**DATA SECTION:**
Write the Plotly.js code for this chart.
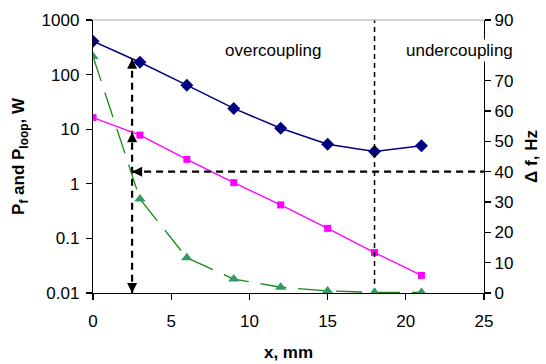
<!DOCTYPE html>
<html>
<head>
<meta charset="utf-8">
<script src="https://cdn.plot.ly/plotly-3.0.1.min.js"></script>
<style>html,body{margin:0;padding:0;background:#fff;}#chart{width:546px;height:364px;}</style>
</head>
<body>
<div id="chart"></div>
<script>
// x positions (mm)
var xPos = [0, 3, 6, 9, 12, 15, 18, 21];
// P_f (W), blue diamonds, left log axis
var pF = [410, 168, 64, 24, 10.4, 5.3, 3.9, 5.0];
// P_loop (W), magenta squares, left log axis
var pLoop = [16.3, 7.8, 2.8, 1.05, 0.41, 0.153, 0.055, 0.021];
// Δf (Hz), green triangles, right axis
var deltaF = [78, 31, 11.6, 4.6, 1.9, 0.7, 0.2, 0.2];
// reference markers
var xMark = 2.5;          // operating gap (mm)
var dfTarget = 40;        // target Δf (Hz)
var xBoundary = 18;       // over/under coupling boundary (mm)
var xMax = 25, dfMax = 90, pMin = 0.01;
var leftTicks = [0.01, 0.1, 1, 10, 100, 1000];
var leftTickText = ["0.01", "0.1", "1", "10", "100", "1000"];
// right-axis ticks (the 80 tick sits under the "undercoupling" label in the reference)
var rightTicks = [0, 10, 20, 30, 40, 50, 60, 70, 90];
var regionLabels = ["overcoupling", "undercoupling"];
var regionX = [11.5, 23.45];
var regionY = [80, 80];

function logInterp(xs, ys, x) {
  for (var i = 0; i < xs.length - 1; i++) {
    if (x >= xs[i] && x <= xs[i + 1]) {
      var t = (x - xs[i]) / (xs[i + 1] - xs[i]);
      return Math.pow(10, Math.log10(ys[i]) + t * (Math.log10(ys[i + 1]) - Math.log10(ys[i])));
    }
  }
  return ys[ys.length - 1];
}
var pFAtMark = logInterp(xPos, pF, xMark);
var pLoopAtMark = logInterp(xPos, pLoop, xMark);

var font = "Liberation Sans, Arial, sans-serif";
var traces = [
  {x: [xMark, xMark], y: [pFAtMark, pMin], mode: "lines", yaxis: "y",
   line: {color: "#000", width: 2.2, dash: "7px,5px"}, hoverinfo: "skip", showlegend: false},
  {x: [xMark, xMax], y: [dfTarget, dfTarget], mode: "lines", yaxis: "y2",
   line: {color: "#000", width: 2.2, dash: "7px,5px"}, hoverinfo: "skip", showlegend: false},
  {x: [xBoundary, xBoundary], y: [0, dfMax], mode: "lines", yaxis: "y2",
   line: {color: "#000", width: 1.5, dash: "5px,4px"}, hoverinfo: "skip", showlegend: false},
  {x: xPos, y: deltaF, mode: "lines+markers", yaxis: "y2", name: "Δf",
   line: {color: "#138a13", width: 1.3, dash: "26px,12px"},
   marker: {symbol: "triangle-up", size: 10, color: "#339966"}, showlegend: false},
  {x: xPos, y: pLoop, mode: "lines+markers", yaxis: "y", name: "P_loop",
   line: {color: "#ff00ff", width: 1.3},
   marker: {symbol: "square", size: 7, color: "#ff00ff"}, showlegend: false},
  {x: xPos, y: pF, mode: "lines+markers", yaxis: "y", name: "P_f",
   line: {color: "#000080", width: 1.5},
   marker: {symbol: "diamond", size: 10, color: "#000080"}, showlegend: false}
];

var arrowBase = {text: "", showarrow: true, arrowhead: 2, arrowsize: 1, arrowwidth: 2,
  arrowcolor: "#000", standoff: 0};
var annotations = [
  Object.assign({}, arrowBase, {x: xMark, y: Math.log10(pFAtMark), xref: "x", yref: "y", ax: 0, ay: 8}),
  Object.assign({}, arrowBase, {x: xMark, y: Math.log10(pLoopAtMark), xref: "x", yref: "y", ax: 0, ay: 8}),
  Object.assign({}, arrowBase, {x: xMark, y: Math.log10(pMin), xref: "x", yref: "y", ax: 0, ay: -8}),
  Object.assign({}, arrowBase, {x: xMark, y: dfTarget, xref: "x", yref: "y2", ax: 8, ay: 0})
];
for (var i = 0; i < regionLabels.length; i++) {
  annotations.push({text: regionLabels[i], x: regionX[i], y: regionY[i], xref: "x", yref: "y2",
    showarrow: false, bgcolor: "#fff", font: {family: font, size: 17, color: "#000"}});
}

var axisCommon = {showgrid: false, zeroline: false, showline: true, linecolor: "#000", linewidth: 1.2,
  ticks: "outside", ticklen: 6, tickcolor: "#000", tickwidth: 1.2,
  tickfont: {family: font, size: 17, color: "#000"}};

var layout = {
  width: 546, height: 364,
  margin: {l: 93, r: 62, t: 20, b: 71, pad: 0},
  paper_bgcolor: "#fff", plot_bgcolor: "#fff",
  showlegend: false,
  xaxis: Object.assign({}, axisCommon, {range: [0, xMax], dtick: 5, tick0: 0, ticklabelstandoff: 6,
    title: {text: "<b>x, mm</b>", font: {family: font, size: 17, color: "#000"}, standoff: 16}}),
  yaxis: Object.assign({}, axisCommon, {type: "log", range: [Math.log10(pMin), 3],
    tickvals: leftTicks, ticktext: leftTickText, ticklabelstandoff: 3,
    title: {text: "<b>P<sub>f</sub> and P<sub>loop</sub>, W</b>", font: {family: font, size: 17, color: "#000"}, standoff: 12}}),
  yaxis2: Object.assign({}, axisCommon, {overlaying: "y", side: "right", range: [0, dfMax],
    tickvals: rightTicks,
    title: {text: "<b>Δ f, Hz</b>", font: {family: font, size: 17, color: "#000"}, standoff: 12}}),
  shapes: [{type: "line", xref: "paper", yref: "paper", x0: 0, x1: 1, y0: 1, y1: 1,
    line: {color: "#aaaaaa", width: 1.2}}],
  annotations: annotations
};

Plotly.newPlot("chart", traces, layout, {staticPlot: true, displayModeBar: false});
</script>
</body>
</html>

**EXERCISE DESCRIPTION:** Make an exact copy of the listing above. Do not include the pictures.

**SOLUTION BELOW:**
Write the Plotly.js code for this chart.
<!DOCTYPE html>
<html>
<head>
<meta charset="utf-8">
<script src="https://cdn.plot.ly/plotly-3.0.1.min.js"></script>
<style>html,body{margin:0;padding:0;background:#fff;}#chart{width:546px;height:364px;}</style>
</head>
<body>
<div id="chart"></div>
<script>
// x positions (mm)
var xPos = [0, 3, 6, 9, 12, 15, 18, 21];
// P_f (W), blue diamonds, left log axis
var pF = [410, 168, 64, 24, 10.4, 5.3, 3.9, 5.0];
// P_loop (W), magenta squares, left log axis
var pLoop = [16.3, 7.8, 2.8, 1.05, 0.41, 0.153, 0.055, 0.021];
// Δf (Hz), green triangles, right axis
var deltaF = [78, 31, 11.6, 4.6, 1.9, 0.7, 0.2, 0.2];
// reference markers
var xMark = 2.5;          // operating gap (mm)
var dfTarget = 40;        // target Δf (Hz)
var xBoundary = 18;       // over/under coupling boundary (mm)
var xMax = 25, dfMax = 90, pMin = 0.01;
var leftTicks = [0.01, 0.1, 1, 10, 100, 1000];
var leftTickText = ["0.01", "0.1", "1", "10", "100", "1000"];
// right-axis ticks (the 80 tick sits under the "undercoupling" label in the reference)
var rightTicks = [0, 10, 20, 30, 40, 50, 60, 70, 90];
var regionLabels = ["overcoupling", "undercoupling"];
var regionX = [11.5, 23.45];
var regionY = [80, 80];

function logInterp(xs, ys, x) {
  for (var i = 0; i < xs.length - 1; i++) {
    if (x >= xs[i] && x <= xs[i + 1]) {
      var t = (x - xs[i]) / (xs[i + 1] - xs[i]);
      return Math.pow(10, Math.log10(ys[i]) + t * (Math.log10(ys[i + 1]) - Math.log10(ys[i])));
    }
  }
  return ys[ys.length - 1];
}
var pFAtMark = logInterp(xPos, pF, xMark);
var pLoopAtMark = logInterp(xPos, pLoop, xMark);

var font = "Liberation Sans, Arial, sans-serif";
var traces = [
  {x: [xMark, xMark], y: [pFAtMark, pMin], mode: "lines", yaxis: "y",
   line: {color: "#000", width: 2.2, dash: "7px,5px"}, hoverinfo: "skip", showlegend: false},
  {x: [xMark, xMax], y: [dfTarget, dfTarget], mode: "lines", yaxis: "y2",
   line: {color: "#000", width: 2.2, dash: "7px,5px"}, hoverinfo: "skip", showlegend: false},
  {x: [xBoundary, xBoundary], y: [0, dfMax], mode: "lines", yaxis: "y2",
   line: {color: "#000", width: 1.5, dash: "5px,4px"}, hoverinfo: "skip", showlegend: false},
  {x: xPos, y: deltaF, mode: "lines+markers", yaxis: "y2", name: "Δf",
   line: {color: "#138a13", width: 1.3, dash: "26px,12px"},
   marker: {symbol: "triangle-up", size: 10, color: "#339966"}, showlegend: false},
  {x: xPos, y: pLoop, mode: "lines+markers", yaxis: "y", name: "P_loop",
   line: {color: "#ff00ff", width: 1.3},
   marker: {symbol: "square", size: 7, color: "#ff00ff"}, showlegend: false},
  {x: xPos, y: pF, mode: "lines+markers", yaxis: "y", name: "P_f",
   line: {color: "#000080", width: 1.5},
   marker: {symbol: "diamond", size: 10, color: "#000080"}, showlegend: false}
];

var arrowBase = {text: "", showarrow: true, arrowhead: 2, arrowsize: 1, arrowwidth: 2,
  arrowcolor: "#000", standoff: 0};
var annotations = [
  Object.assign({}, arrowBase, {x: xMark, y: Math.log10(pFAtMark), xref: "x", yref: "y", ax: 0, ay: 8}),
  Object.assign({}, arrowBase, {x: xMark, y: Math.log10(pLoopAtMark), xref: "x", yref: "y", ax: 0, ay: 8}),
  Object.assign({}, arrowBase, {x: xMark, y: Math.log10(pMin), xref: "x", yref: "y", ax: 0, ay: -8}),
  Object.assign({}, arrowBase, {x: xMark, y: dfTarget, xref: "x", yref: "y2", ax: 8, ay: 0})
];
for (var i = 0; i < regionLabels.length; i++) {
  annotations.push({text: regionLabels[i], x: regionX[i], y: regionY[i], xref: "x", yref: "y2",
    showarrow: false, bgcolor: "#fff", font: {family: font, size: 17, color: "#000"}});
}

var axisCommon = {showgrid: false, zeroline: false, showline: true, linecolor: "#000", linewidth: 1.2,
  ticks: "outside", ticklen: 6, tickcolor: "#000", tickwidth: 1.2,
  tickfont: {family: font, size: 17, color: "#000"}};

var layout = {
  width: 546, height: 364,
  margin: {l: 93, r: 62, t: 20, b: 71, pad: 0},
  paper_bgcolor: "#fff", plot_bgcolor: "#fff",
  showlegend: false,
  xaxis: Object.assign({}, axisCommon, {range: [0, xMax], dtick: 5, tick0: 0, ticklabelstandoff: 6,
    title: {text: "<b>x, mm</b>", font: {family: font, size: 17, color: "#000"}, standoff: 16}}),
  yaxis: Object.assign({}, axisCommon, {type: "log", range: [Math.log10(pMin), 3],
    tickvals: leftTicks, ticktext: leftTickText, ticklabelstandoff: 3,
    title: {text: "<b>P<sub>f</sub> and P<sub>loop</sub>, W</b>", font: {family: font, size: 17, color: "#000"}, standoff: 12}}),
  yaxis2: Object.assign({}, axisCommon, {overlaying: "y", side: "right", range: [0, dfMax],
    tickvals: rightTicks,
    title: {text: "<b>Δ f, Hz</b>", font: {family: font, size: 17, color: "#000"}, standoff: 12}}),
  shapes: [{type: "line", xref: "paper", yref: "paper", x0: 0, x1: 1, y0: 1, y1: 1,
    line: {color: "#aaaaaa", width: 1.2}}],
  annotations: annotations
};

Plotly.newPlot("chart", traces, layout, {staticPlot: true, displayModeBar: false});
</script>
</body>
</html>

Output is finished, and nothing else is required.